As a highly efficient conductor, high-purity copper is essential to all energy transition plans of our society. Copper deoxidation is the final pyrometallurgical step of the copper production process, aiming at reducing the oxygen concentration in copper down to 0.15 %. However, currently used carbon-based reducing agents, such as natural gas, produce CO₂ as an output. Thus, the use of new reductant agents that avoid or reduce those process-related CO₂ emissions is a desirable target for the copper industry. In this context, the utilization of hydrogen gas as a reducing agent has promising potential.
This study explores thermodynamically the use of hydrogen gas as a reducing agent to replace natural gas currently used in copper deoxidation during fire refining. The objective is to maximize the removal of oxygen from the liquid copper phase while avoiding the CO₂ emissions. Process modelling of blister copper deoxidation (Cu-O-S system) was performed using the FactSage 8.2 software. Energy and mass balance calculations were obtained during the deoxidation of the input blister copper at 1200 °C by injection of variable amounts of hydrogen gas at room temperature. The results were compared with those obtained analogously by the addition of natural gas (CH₄).

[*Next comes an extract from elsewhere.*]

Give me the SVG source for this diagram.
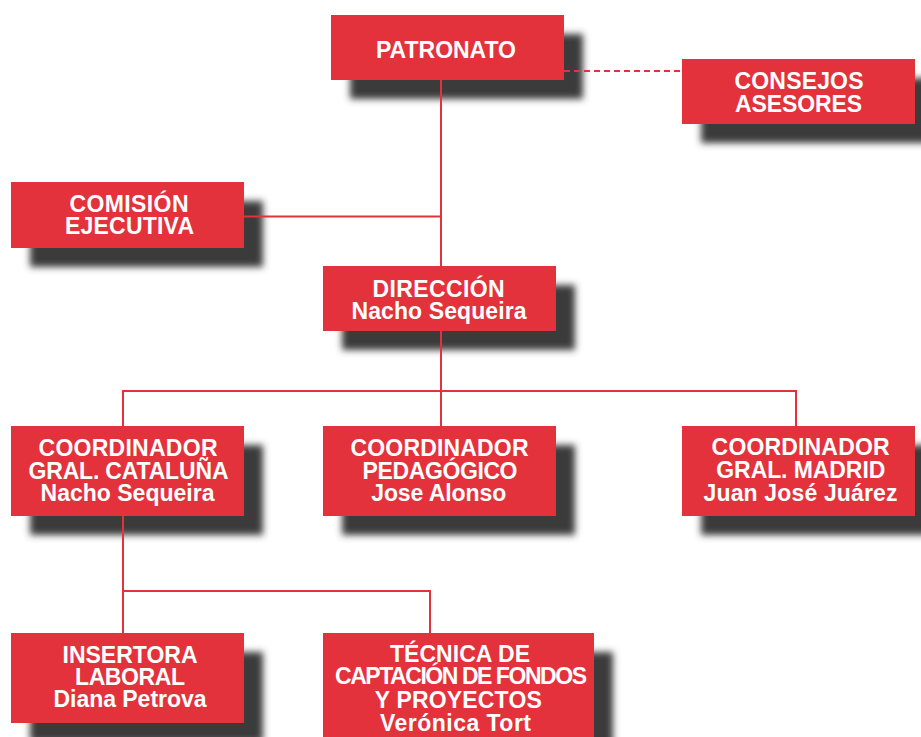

A first approach to the process from a thermodynamic point of view shows the potential of oxygen and sulfur removal using H₂ and CH₄. Figure 1 displays the weight percent of impurities in liquid copper at 1200 °C against the amount (in grams) of reductant. The quantity of H₂ needed to reduce oxygen content to the target concentration of 0.15 Wt. % from a sample with 1.02 Wt. % O and 0.002 Wt. % S is considerably more favourable than using CH4.

The results of this study will allow us to understand the chemical reactions and the basic thermodynamic aspects of the processes occurring during the hydrogen-based deoxidation of blister copper. This knowledge sets the basis to substitute carbon-based reducing agents by hydrogen to eliminate the CO₂ emissions from the established fire refining process.